Notes: As per usual, $\mathbf{z}_i^{(\lambda_T)} \sim \mathcal{N}(0, \mathbf{I})$ and $\lambda_0$ is sampled noiselessly.

Discussion: More about the relation of stochastic condition with true autoregressive sampling found in $\S2.2.$


Unfortunately, previous works such as “Concat-UNet” (Saharia et al. [arXiv]) yielded samples with severe 3D inconsistencies and lack of alignment w.r.t. the conditioning image.

Discussion: Hypothesis of Concat-UNet failure – Limited model memory and training data makes it difficult to learn nonlinear image transforms based on self-attention.

X-Unet is based on the UNet proposed in the original DDPM paper by Ho et al. [arXiv]: a UNet with resblocks and self-attention. A modification is made by sharing weights over the two input frames for all convolutional and self-attention layers.

  1. Each frame has its own noise level, for the clean frame a positional encoding with $\lambda_\text{max}$ is used.
  2. Each UNet block is modulated via FiLM (Dumoulin et al. [paper page]), using the sum of pose and noise-level positional encodings (instead of just noise-level).
    • Additionally, pose encoding has the same dimensionality as the frames (i.e. they are camera rays).
  3. Instead of using a self-attention layer for time, use a cross-attention layer and let each frame’s feature maps use this layer to retrieve the other frame’s activations.

3D Consistency Scores§

It is difficult to compare this geometry-free novel view synthesis methods to other methods using the standard metrics (PSNR, SSIM, FID, etc.) because they cannot measure 3D consistency.

3D consistency scores does not penalize outputs that deviate from the ground truth but are also 3D consistent, but it does penalize outputs that are 3D inconsistent and do not align with the conditioning views.

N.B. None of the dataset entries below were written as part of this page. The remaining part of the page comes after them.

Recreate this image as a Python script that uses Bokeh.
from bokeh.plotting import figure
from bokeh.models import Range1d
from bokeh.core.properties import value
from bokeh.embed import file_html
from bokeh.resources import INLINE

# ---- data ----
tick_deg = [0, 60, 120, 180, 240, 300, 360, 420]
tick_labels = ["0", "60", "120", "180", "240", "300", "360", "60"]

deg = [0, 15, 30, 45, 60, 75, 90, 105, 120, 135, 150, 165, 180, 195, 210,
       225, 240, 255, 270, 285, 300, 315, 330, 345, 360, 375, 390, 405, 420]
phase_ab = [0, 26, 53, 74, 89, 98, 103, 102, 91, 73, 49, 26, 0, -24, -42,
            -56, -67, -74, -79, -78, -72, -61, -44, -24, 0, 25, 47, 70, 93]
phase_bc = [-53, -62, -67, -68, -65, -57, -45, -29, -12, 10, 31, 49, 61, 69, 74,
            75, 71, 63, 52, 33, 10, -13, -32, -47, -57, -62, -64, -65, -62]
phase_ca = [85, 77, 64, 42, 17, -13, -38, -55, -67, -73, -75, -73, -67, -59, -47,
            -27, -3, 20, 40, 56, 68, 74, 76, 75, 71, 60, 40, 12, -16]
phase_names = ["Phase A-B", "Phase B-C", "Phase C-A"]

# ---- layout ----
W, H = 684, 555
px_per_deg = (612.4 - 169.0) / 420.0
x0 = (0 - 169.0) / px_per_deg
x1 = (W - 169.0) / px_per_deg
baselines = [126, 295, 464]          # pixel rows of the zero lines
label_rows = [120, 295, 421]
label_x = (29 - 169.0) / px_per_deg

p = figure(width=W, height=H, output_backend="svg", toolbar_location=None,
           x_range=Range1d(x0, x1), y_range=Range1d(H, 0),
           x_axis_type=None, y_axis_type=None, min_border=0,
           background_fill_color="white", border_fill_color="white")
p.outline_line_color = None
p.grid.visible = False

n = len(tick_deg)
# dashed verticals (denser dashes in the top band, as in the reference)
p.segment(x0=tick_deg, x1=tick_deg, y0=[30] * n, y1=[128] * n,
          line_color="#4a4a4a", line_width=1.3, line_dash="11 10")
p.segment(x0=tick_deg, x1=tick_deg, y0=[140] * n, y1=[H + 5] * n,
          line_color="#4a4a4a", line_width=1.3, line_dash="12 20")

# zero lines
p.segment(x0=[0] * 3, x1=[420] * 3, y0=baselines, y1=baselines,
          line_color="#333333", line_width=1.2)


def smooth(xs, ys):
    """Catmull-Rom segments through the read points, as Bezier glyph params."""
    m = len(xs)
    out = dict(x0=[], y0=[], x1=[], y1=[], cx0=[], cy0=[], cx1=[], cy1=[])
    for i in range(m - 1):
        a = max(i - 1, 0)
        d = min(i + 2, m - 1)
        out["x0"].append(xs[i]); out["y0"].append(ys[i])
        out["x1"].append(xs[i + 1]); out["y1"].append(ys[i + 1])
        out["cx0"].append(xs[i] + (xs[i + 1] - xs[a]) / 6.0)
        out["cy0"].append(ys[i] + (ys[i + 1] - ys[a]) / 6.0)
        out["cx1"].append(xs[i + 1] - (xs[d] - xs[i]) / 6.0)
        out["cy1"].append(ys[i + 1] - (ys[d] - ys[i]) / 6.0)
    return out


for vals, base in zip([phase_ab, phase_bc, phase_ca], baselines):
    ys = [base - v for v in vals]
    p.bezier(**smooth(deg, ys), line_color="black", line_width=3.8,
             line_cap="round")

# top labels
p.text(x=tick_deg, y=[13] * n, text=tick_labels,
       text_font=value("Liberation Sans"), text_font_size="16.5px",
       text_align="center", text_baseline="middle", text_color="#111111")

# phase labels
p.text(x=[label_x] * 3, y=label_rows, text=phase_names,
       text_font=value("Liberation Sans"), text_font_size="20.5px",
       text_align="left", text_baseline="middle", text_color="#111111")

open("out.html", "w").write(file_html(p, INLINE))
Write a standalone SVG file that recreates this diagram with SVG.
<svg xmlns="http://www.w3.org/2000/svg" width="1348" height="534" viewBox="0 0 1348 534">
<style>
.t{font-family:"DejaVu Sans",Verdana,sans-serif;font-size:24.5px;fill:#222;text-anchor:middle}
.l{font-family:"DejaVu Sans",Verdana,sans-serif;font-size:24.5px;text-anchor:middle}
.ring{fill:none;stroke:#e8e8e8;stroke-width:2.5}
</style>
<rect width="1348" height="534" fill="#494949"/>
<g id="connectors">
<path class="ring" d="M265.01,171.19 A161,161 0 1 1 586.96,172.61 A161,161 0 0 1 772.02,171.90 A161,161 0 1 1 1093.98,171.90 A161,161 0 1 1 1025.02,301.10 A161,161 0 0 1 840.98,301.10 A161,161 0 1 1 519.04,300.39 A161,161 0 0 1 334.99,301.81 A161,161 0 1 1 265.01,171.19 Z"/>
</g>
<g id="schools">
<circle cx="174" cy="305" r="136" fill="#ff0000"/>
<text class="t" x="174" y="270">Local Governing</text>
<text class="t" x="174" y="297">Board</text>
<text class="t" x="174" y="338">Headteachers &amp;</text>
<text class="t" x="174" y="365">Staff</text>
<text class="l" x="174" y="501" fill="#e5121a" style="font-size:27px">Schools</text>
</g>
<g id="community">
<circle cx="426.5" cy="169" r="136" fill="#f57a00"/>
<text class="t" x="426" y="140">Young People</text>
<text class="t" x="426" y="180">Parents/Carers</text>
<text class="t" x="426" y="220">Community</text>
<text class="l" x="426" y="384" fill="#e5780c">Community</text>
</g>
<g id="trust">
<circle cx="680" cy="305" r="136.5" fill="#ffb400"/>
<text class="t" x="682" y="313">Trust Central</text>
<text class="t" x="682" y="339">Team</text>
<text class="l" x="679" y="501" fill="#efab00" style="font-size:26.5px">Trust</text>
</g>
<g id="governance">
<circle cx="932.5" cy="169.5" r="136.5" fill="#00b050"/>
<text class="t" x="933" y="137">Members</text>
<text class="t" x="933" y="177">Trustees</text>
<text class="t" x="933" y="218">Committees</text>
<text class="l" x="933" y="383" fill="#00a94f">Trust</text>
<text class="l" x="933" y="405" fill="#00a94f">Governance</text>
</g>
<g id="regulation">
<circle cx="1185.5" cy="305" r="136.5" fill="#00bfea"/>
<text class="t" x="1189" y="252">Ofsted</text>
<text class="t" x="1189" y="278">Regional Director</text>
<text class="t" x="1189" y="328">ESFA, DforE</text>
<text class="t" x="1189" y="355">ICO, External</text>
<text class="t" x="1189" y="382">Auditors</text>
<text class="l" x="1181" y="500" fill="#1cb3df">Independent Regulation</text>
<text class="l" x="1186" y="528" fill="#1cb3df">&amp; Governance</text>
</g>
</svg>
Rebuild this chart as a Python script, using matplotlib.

They propose sampling many views from the geometry-free model from a single view, train a water-downed NeRF-like neural field on a subset of these views, then compute the usual metrics on the neural field renders against the remaining views from the geometry-free model.

To ensure that this metric penalizes against outputs that fail to align with conditioning views, they provide the condition views that were used to generate the rest as part of the training data for the NeRF-like model.